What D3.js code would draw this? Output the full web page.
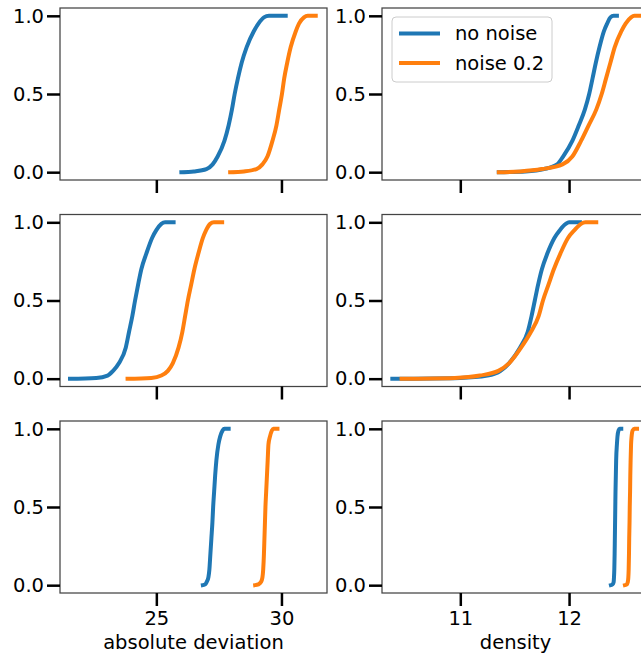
<!DOCTYPE html>
<meta charset="utf-8">
<style>
  body { margin: 0; background: #fff; }
  text { font-family: "DejaVu Sans", sans-serif; fill: #000; }
  .spine { fill: none; stroke: #444; stroke-width: 1.25; }
  .tick line { stroke: #000; stroke-width: 2.5; }
  .domain { display: none; }
</style>
<body>
<div id="chart"></div>
<script src="https://d3js.org/d3.v7.min.js"></script>
<script>

  var levels = [0, 0.005, 0.02, 0.05, 0.1, 0.2, 0.3, 0.4, 0.5, 0.6, 0.7, 0.8, 0.9, 0.95, 0.99, 1, 1];

  var series_names = ["no noise", "noise 0.2"];
  var colors = ["#1f77b4", "#ff7f0e"];

  // absolute deviation, rows 1-3
  var absdev_r1_clean = [26.0, 26.5, 27.0, 27.25, 27.45, 27.72, 27.89, 28.02, 28.13, 28.26, 28.41, 28.61, 28.89, 29.08, 29.3, 29.5, 30.17];
  var absdev_r1_noise = [27.95, 28.5, 29.0, 29.24, 29.44, 29.64, 29.8, 29.91, 30.02, 30.11, 30.23, 30.37, 30.57, 30.7, 30.9, 31.05, 31.37];
  var absdev_r2_clean = [21.55, 22.6, 23.05, 23.27, 23.51, 23.78, 23.91, 24.04, 24.15, 24.27, 24.4, 24.6, 24.83, 25.0, 25.2, 25.35, 25.69];
  var absdev_r2_noise = [23.85, 24.8, 25.2, 25.46, 25.66, 25.89, 26.04, 26.15, 26.26, 26.39, 26.52, 26.68, 26.86, 26.99, 27.15, 27.3, 27.63];
  var absdev_r3_clean = [26.86, 26.95, 27.01, 27.08, 27.12, 27.16, 27.2, 27.24, 27.27, 27.31, 27.35, 27.4, 27.48, 27.55, 27.65, 27.72, 27.89];
  var absdev_r3_noise = [28.95, 29.08, 29.18, 29.24, 29.27, 29.3, 29.32, 29.34, 29.36, 29.39, 29.42, 29.45, 29.48, 29.54, 29.62, 29.68, 29.84];

  // density, rows 1-3
  var dens_r1_clean = [11.354, 11.6, 11.77, 11.89, 11.945, 12.03, 12.09, 12.145, 12.185, 12.216, 12.246, 12.28, 12.32, 12.35, 12.38, 12.41, 12.44];
  var dens_r1_noise = [11.354, 11.55, 11.75, 11.94, 12.03, 12.11, 12.18, 12.25, 12.30, 12.34, 12.38, 12.42, 12.48, 12.52, 12.57, 12.6, 12.66];
  var dens_r2_clean = [10.375, 11.0, 11.25, 11.37, 11.45, 11.55, 11.62, 11.655, 11.685, 11.715, 11.75, 11.80, 11.865, 11.915, 11.97, 12.0, 12.10];
  var dens_r2_noise = [10.46, 10.95, 11.18, 11.35, 11.45, 11.56, 11.65, 11.72, 11.76, 11.81, 11.86, 11.92, 11.99, 12.05, 12.11, 12.15, 12.25];
  var dens_r3_clean = [12.385, 12.40, 12.41, 12.413, 12.416, 12.419, 12.421, 12.423, 12.425, 12.427, 12.43, 12.433, 12.44, 12.445, 12.455, 12.465, 12.48];
  var dens_r3_noise = [12.514, 12.53, 12.54, 12.545, 12.548, 12.551, 12.553, 12.556, 12.558, 12.561, 12.563, 12.566, 12.57, 12.575, 12.585, 12.6, 12.625];

  var absdev_ticks = [25, 30],
      dens_ticks = [11, 12],
      y_ticks = [0, 0.5, 1];

  var panels = [
    {row: 0, col: 0, data: [absdev_r1_clean, absdev_r1_noise]},
    {row: 0, col: 1, data: [dens_r1_clean, dens_r1_noise], legend: true},
    {row: 1, col: 0, data: [absdev_r2_clean, absdev_r2_noise]},
    {row: 1, col: 1, data: [dens_r2_clean, dens_r2_noise]},
    {row: 2, col: 0, data: [absdev_r3_clean, absdev_r3_noise]},
    {row: 2, col: 1, data: [dens_r3_clean, dens_r3_noise]}
  ];

  var svg_dx = 641, svg_dy = 655;
  var col_left = [60, 382], col_w = 267,
      row_top = [8, 214.5, 421], row_h = 172;

  var x_domains = [[21.15, 31.82], [10.28, 12.735]],
      x_ticks = [absdev_ticks, dens_ticks],
      x_labels = ["absolute deviation", "density"];

  var font_px = "19.5px";

  var svg = d3.select("#chart")
              .append("svg")
              .attr("width", svg_dx)
              .attr("height", svg_dy);

  panels.forEach(function (p) {

    var x0 = col_left[p.col], y0 = row_top[p.row];

    var x = d3.scaleLinear().domain(x_domains[p.col]).range([0, col_w]),
        y = d3.scaleLinear().domain([-0.05, 1.05]).range([row_h, 0]);

    var g = svg.append("g")
               .attr("transform", "translate(" + x0 + "," + y0 + ")");

    var line = d3.line()
                 .x(d => x(d[0]))
                 .y(d => y(d[1]))
                 .curve(d3.curveMonotoneX);

    p.data.forEach(function (vals, i) {
      var pts = vals.map((v, k) => [v, levels[k]]);
      g.append("path")
       .attr("d", line(pts))
       .attr("fill", "none")
       .attr("stroke", colors[i])
       .attr("stroke-width", 4)
       .attr("stroke-linejoin", "round")
       .attr("stroke-linecap", "square");
    });

    g.append("rect")
     .attr("class", "spine")
     .attr("width", col_w)
     .attr("height", row_h);

    var axis_y = d3.axisLeft(y)
                   .tickValues(y_ticks)
                   .tickFormat(d3.format(".1f"))
                   .tickSize(13)
                   .tickPadding(3);

    g.append("g")
     .call(axis_y)
     .selectAll("text")
     .style("font-size", font_px)
     .style("font-family", "DejaVu Sans");

    var axis_x = d3.axisBottom(x)
                   .tickValues(x_ticks[p.col])
                   .tickSize(13)
                   .tickPadding(5)
                   .tickFormat(p.row == 2 ? d3.format("d") : "");

    g.append("g")
     .attr("transform", "translate(0," + row_h + ")")
     .call(axis_x)
     .selectAll("text")
     .style("font-size", font_px)
     .style("font-family", "DejaVu Sans");

    if (p.row == 2) {
      g.append("text")
       .attr("x", col_w / 2)
       .attr("y", row_h + 56)
       .attr("text-anchor", "middle")
       .style("font-size", font_px)
       .text(x_labels[p.col]);
    }

    if (p.legend) {
      var lg = g.append("g").attr("transform", "translate(10,9)");
      lg.append("rect")
        .attr("width", 160)
        .attr("height", 65)
        .attr("rx", 4)
        .attr("fill", "#fff")
        .attr("fill-opacity", 0.8)
        .attr("stroke", "#ccc")
        .attr("stroke-width", 1);
      series_names.forEach(function (name, i) {
        var ly = 16.5 + i * 29.5;
        lg.append("line")
          .attr("x1", 7).attr("x2", 48)
          .attr("y1", ly).attr("y2", ly)
          .attr("stroke", colors[i])
          .attr("stroke-width", 4);
        lg.append("text")
          .attr("x", 63)
          .attr("y", ly)
          .attr("dy", "0.35em")
          .style("font-size", font_px)
          .text(name);
      });
    }
  });

</script>
</body>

========================================================================

Problem details:
Write the lines above out again exactly, without any of their pictures.

Reply to the exercise:
What D3.js code would draw this? Output the full web page.
<!DOCTYPE html>
<meta charset="utf-8">
<style>
  body { margin: 0; background: #fff; }
  text { font-family: "DejaVu Sans", sans-serif; fill: #000; }
  .spine { fill: none; stroke: #444; stroke-width: 1.25; }
  .tick line { stroke: #000; stroke-width: 2.5; }
  .domain { display: none; }
</style>
<body>
<div id="chart"></div>
<script src="https://d3js.org/d3.v7.min.js"></script>
<script>

  var levels = [0, 0.005, 0.02, 0.05, 0.1, 0.2, 0.3, 0.4, 0.5, 0.6, 0.7, 0.8, 0.9, 0.95, 0.99, 1, 1];

  var series_names = ["no noise", "noise 0.2"];
  var colors = ["#1f77b4", "#ff7f0e"];

  // absolute deviation, rows 1-3
  var absdev_r1_clean = [26.0, 26.5, 27.0, 27.25, 27.45, 27.72, 27.89, 28.02, 28.13, 28.26, 28.41, 28.61, 28.89, 29.08, 29.3, 29.5, 30.17];
  var absdev_r1_noise = [27.95, 28.5, 29.0, 29.24, 29.44, 29.64, 29.8, 29.91, 30.02, 30.11, 30.23, 30.37, 30.57, 30.7, 30.9, 31.05, 31.37];
  var absdev_r2_clean = [21.55, 22.6, 23.05, 23.27, 23.51, 23.78, 23.91, 24.04, 24.15, 24.27, 24.4, 24.6, 24.83, 25.0, 25.2, 25.35, 25.69];
  var absdev_r2_noise = [23.85, 24.8, 25.2, 25.46, 25.66, 25.89, 26.04, 26.15, 26.26, 26.39, 26.52, 26.68, 26.86, 26.99, 27.15, 27.3, 27.63];
  var absdev_r3_clean = [26.86, 26.95, 27.01, 27.08, 27.12, 27.16, 27.2, 27.24, 27.27, 27.31, 27.35, 27.4, 27.48, 27.55, 27.65, 27.72, 27.89];
  var absdev_r3_noise = [28.95, 29.08, 29.18, 29.24, 29.27, 29.3, 29.32, 29.34, 29.36, 29.39, 29.42, 29.45, 29.48, 29.54, 29.62, 29.68, 29.84];

  // density, rows 1-3
  var dens_r1_clean = [11.354, 11.6, 11.77, 11.89, 11.945, 12.03, 12.09, 12.145, 12.185, 12.216, 12.246, 12.28, 12.32, 12.35, 12.38, 12.41, 12.44];
  var dens_r1_noise = [11.354, 11.55, 11.75, 11.94, 12.03, 12.11, 12.18, 12.25, 12.30, 12.34, 12.38, 12.42, 12.48, 12.52, 12.57, 12.6, 12.66];
  var dens_r2_clean = [10.375, 11.0, 11.25, 11.37, 11.45, 11.55, 11.62, 11.655, 11.685, 11.715, 11.75, 11.80, 11.865, 11.915, 11.97, 12.0, 12.10];
  var dens_r2_noise = [10.46, 10.95, 11.18, 11.35, 11.45, 11.56, 11.65, 11.72, 11.76, 11.81, 11.86, 11.92, 11.99, 12.05, 12.11, 12.15, 12.25];
  var dens_r3_clean = [12.385, 12.40, 12.41, 12.413, 12.416, 12.419, 12.421, 12.423, 12.425, 12.427, 12.43, 12.433, 12.44, 12.445, 12.455, 12.465, 12.48];
  var dens_r3_noise = [12.514, 12.53, 12.54, 12.545, 12.548, 12.551, 12.553, 12.556, 12.558, 12.561, 12.563, 12.566, 12.57, 12.575, 12.585, 12.6, 12.625];

  var absdev_ticks = [25, 30],
      dens_ticks = [11, 12],
      y_ticks = [0, 0.5, 1];

  var panels = [
    {row: 0, col: 0, data: [absdev_r1_clean, absdev_r1_noise]},
    {row: 0, col: 1, data: [dens_r1_clean, dens_r1_noise], legend: true},
    {row: 1, col: 0, data: [absdev_r2_clean, absdev_r2_noise]},
    {row: 1, col: 1, data: [dens_r2_clean, dens_r2_noise]},
    {row: 2, col: 0, data: [absdev_r3_clean, absdev_r3_noise]},
    {row: 2, col: 1, data: [dens_r3_clean, dens_r3_noise]}
  ];

  var svg_dx = 641, svg_dy = 655;
  var col_left = [60, 382], col_w = 267,
      row_top = [8, 214.5, 421], row_h = 172;

  var x_domains = [[21.15, 31.82], [10.28, 12.735]],
      x_ticks = [absdev_ticks, dens_ticks],
      x_labels = ["absolute deviation", "density"];

  var font_px = "19.5px";

  var svg = d3.select("#chart")
              .append("svg")
              .attr("width", svg_dx)
              .attr("height", svg_dy);

  panels.forEach(function (p) {

    var x0 = col_left[p.col], y0 = row_top[p.row];

    var x = d3.scaleLinear().domain(x_domains[p.col]).range([0, col_w]),
        y = d3.scaleLinear().domain([-0.05, 1.05]).range([row_h, 0]);

    var g = svg.append("g")
               .attr("transform", "translate(" + x0 + "," + y0 + ")");

    var line = d3.line()
                 .x(d => x(d[0]))
                 .y(d => y(d[1]))
                 .curve(d3.curveMonotoneX);

    p.data.forEach(function (vals, i) {
      var pts = vals.map((v, k) => [v, levels[k]]);
      g.append("path")
       .attr("d", line(pts))
       .attr("fill", "none")
       .attr("stroke", colors[i])
       .attr("stroke-width", 4)
       .attr("stroke-linejoin", "round")
       .attr("stroke-linecap", "square");
    });

    g.append("rect")
     .attr("class", "spine")
     .attr("width", col_w)
     .attr("height", row_h);

    var axis_y = d3.axisLeft(y)
                   .tickValues(y_ticks)
                   .tickFormat(d3.format(".1f"))
                   .tickSize(13)
                   .tickPadding(3);

    g.append("g")
     .call(axis_y)
     .selectAll("text")
     .style("font-size", font_px)
     .style("font-family", "DejaVu Sans");

    var axis_x = d3.axisBottom(x)
                   .tickValues(x_ticks[p.col])
                   .tickSize(13)
                   .tickPadding(5)
                   .tickFormat(p.row == 2 ? d3.format("d") : "");

    g.append("g")
     .attr("transform", "translate(0," + row_h + ")")
     .call(axis_x)
     .selectAll("text")
     .style("font-size", font_px)
     .style("font-family", "DejaVu Sans");

    if (p.row == 2) {
      g.append("text")
       .attr("x", col_w / 2)
       .attr("y", row_h + 56)
       .attr("text-anchor", "middle")
       .style("font-size", font_px)
       .text(x_labels[p.col]);
    }

    if (p.legend) {
      var lg = g.append("g").attr("transform", "translate(10,9)");
      lg.append("rect")
        .attr("width", 160)
        .attr("height", 65)
        .attr("rx", 4)
        .attr("fill", "#fff")
        .attr("fill-opacity", 0.8)
        .attr("stroke", "#ccc")
        .attr("stroke-width", 1);
      series_names.forEach(function (name, i) {
        var ly = 16.5 + i * 29.5;
        lg.append("line")
          .attr("x1", 7).attr("x2", 48)
          .attr("y1", ly).attr("y2", ly)
          .attr("stroke", colors[i])
          .attr("stroke-width", 4);
        lg.append("text")
          .attr("x", 63)
          .attr("y", ly)
          .attr("dy", "0.35em")
          .style("font-size", font_px)
          .text(name);
      });
    }
  });

</script>
</body>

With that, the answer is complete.